Los corazones, sin embargo, sangraban, los ojos vertían lágrimas, y allá, en la gran ciudad, sollozaba el inmenso rebaño de viudas y huérfanos.
No era el fin. La Comuna concebía el ensueño trágico de sepultarse bajo las ruinas humeantes de París. Furiosamente, empujaba a sus hombres al combate; creían morir por una Idea, y caían para satisfacer la ambición desenfrenada de unos pocos. Decíase ese día que el ejército de los comuneros iba a intentar una salida; la salida de desgraciados empujados por quimeras y atropellando al Imposible.
Los adoquines de París se entreabrían para vomitar batallones. Desde la Bastilla hasta el Arco de Triunfo, subía una muchedumbre enorme, una masa movediza, sombría, ondulante y sacudida como una serpiente gigantesca, desenroscaba sus anillos de acero de donde salían cañones de fusil y bayonetas de reflejos siniestros. Pero en la Bastilla, los batallones no se organizaban militarmente como los de los Campos Elíseos. Los de ese barrio formaban la retaguardia. En la puerta de una pequeña farmacia, situada hacia el medio de la calle, al lado de un hotel de cuarto orden, una larga fila de pobres enfermos hacía cola en demanda de medicamentos, del mismo modo que hacía poco tiempo se esperaba turno para conseguir pan o carne.
El farmacéutico se apuraba para atender a los pedidos, pero azorado no acertaba a satisfacer a todos. Ayudado por dos dependientes, preparaba rápidamente las recetas, sin interés, sin piedad para los enfermos que esperaban de él su curación. Apenas dio prueba de alguna emoción, cuando un guardia nacional entró, diciéndole:
-¿Está listo el remedio?
-Aquí está, ciudadano Rosny.
El ciudadano Rosny era un hombre de cuarenta años, alto, moreno, pálido, de rostro muy enérgico. Tomó con cuidado el frasco entre sus manos encallecidas, y murmuró una frase de gratitud; después salió de la farmacia, cruzó de prisa la calle y entró en una casa de aspecto miserable y ennegrecida por el tiempo. La estrecha escalera conducía a habitaciones pobres donde moraban obreros que vivían al día.
¿Quién de entre ellos podía tener economías después de las pruebas terribles pasadas durante los últimos meses? En el quinto piso, el ciudadano Rosny se detuvo y llamó en una puerta, diciendo en voz baja: «Soy yo, Francisca».

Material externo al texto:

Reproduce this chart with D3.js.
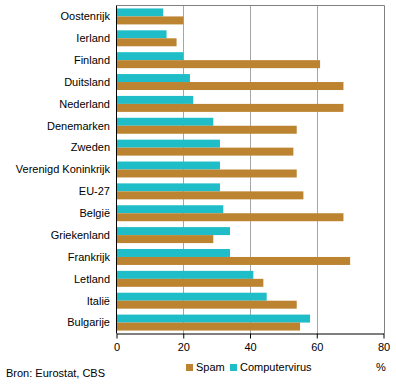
<!DOCTYPE html>
<html><head><meta charset="utf-8">
<script src="https://cdn.jsdelivr.net/npm/d3@7"></script>
<style>body{margin:0;background:#fff}svg{display:block}text{font-family:"Liberation Sans",Arial,sans-serif;font-size:11px;fill:#000}</style>
</head><body><svg id="c" width="396" height="389"></svg>
<script>
const categories = ["Oostenrijk","Ierland","Finland","Duitsland","Nederland","Denemarken","Zweden","Verenigd Koninkrijk","EU-27","België","Griekenland","Frankrijk","Letland","Italië","Bulgarije"];
const computervirus = [14,15,20,22,23,29,31,31,31,32,34,34,41,45,58];
const spam = [20,18,61,68,68,54,53,54,56,68,29,70,44,54,55];
const xTicks = [0,20,40,60,80];
const seriesNames = ["Computervirus","Spam"];
const colors = {"Computervirus":"#1ebdc7","Spam":"#bc8431"};

const svg = d3.select("#c");
const L=116.5, R=383.5, T=5.5, B=333.5;
const x = d3.scaleLinear().domain([0,80]).range([L,R]);
const y = d3.scaleBand().domain(categories).range([T,B]).paddingInner(0.27).paddingOuter(0.135);
const y1 = d3.scaleBand().domain(seriesNames).range([0,y.bandwidth()]);

// gridlines
svg.append("g").selectAll("line").data(xTicks.filter(d=>d>0&&d<80)).join("line")
  .attr("x1",d=>Math.round(x(d))+0.5).attr("x2",d=>Math.round(x(d))+0.5)
  .attr("y1",T).attr("y2",B).attr("stroke","#a6a6a6");
// frame top/right
svg.append("path").attr("d",`M${L},${T}H${Math.round(R)+0.5}V${B}`).attr("fill","none").attr("stroke","#808080");

const data = categories.map((c,i)=>({c, vals:[{k:"Computervirus",v:computervirus[i]},{k:"Spam",v:spam[i]}]}));
const g = svg.append("g").selectAll("g").data(data).join("g").attr("transform",d=>`translate(0,${y(d.c)})`);
g.selectAll("rect").data(d=>d.vals).join("rect")
  .attr("x",x(0)).attr("y",d=>y1(d.k)).attr("height",y1.bandwidth())
  .attr("width",d=>x(d.v)-x(0)).attr("fill",d=>colors[d.k]);

// category labels
svg.append("g").selectAll("text").data(categories).join("text")
  .attr("x",110).attr("y",d=>y(d)+y.bandwidth()/2).attr("dy","0.35em").attr("text-anchor","end").text(d=>d);

// axes
const xa = svg.append("g").attr("transform",`translate(0,${B})`)
  .call(d3.axisBottom(x).tickValues(xTicks).tickSize(5).tickPadding(5).tickSizeOuter(0));
xa.select(".domain").attr("stroke","#000");
xa.selectAll(".tick line").attr("stroke","#000");
xa.selectAll("text").attr("font-size","11px").attr("font-family","Liberation Sans, Arial, sans-serif");
svg.append("line").attr("x1",L).attr("x2",L).attr("y1",T).attr("y2",B).attr("stroke","#000");

// legend
const leg = [{k:"Spam",x:186},{k:"Computervirus",x:230}];
leg.forEach(l=>{
  svg.append("rect").attr("x",l.x).attr("y",364).attr("width",7).attr("height",7).attr("fill",colors[l.k]);
  svg.append("text").attr("x",l.x+10).attr("y",371).text(l.k);
});
svg.append("text").attr("x",381).attr("y",371).attr("text-anchor","middle").text("%");
svg.append("text").attr("x",6).attr("y",377).text("Bron: Eurostat, CBS");
</script></body></html>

La puerta entreabrióse y se cerró con rapidez, en tanto que Francisca contestaba igualmente en voz baja: «Ten cuidado, no hay que alterar la temperatura de la pieza». El cuarto era pequeño, pero muy limpio; las paredes desnudas y relucientes, las cortinas blanquísimas, los vidrios limpísimos, atestiguaban un cuidado incesante, una mano de dueña de casa celosa.
-¿Cómo está Santiago? -interrogó Pedro en el mismo tono.
-Sigue tranquilo.
Y la joven mujer, al decir esas palabras, contemplaba con ardiente mirada de amor a un chico de dieciséis años que dormía en una cama. Los ojos del padre y de la madre se encontraron en un pensamiento común. Francisca abrazó efusivamente a su marido.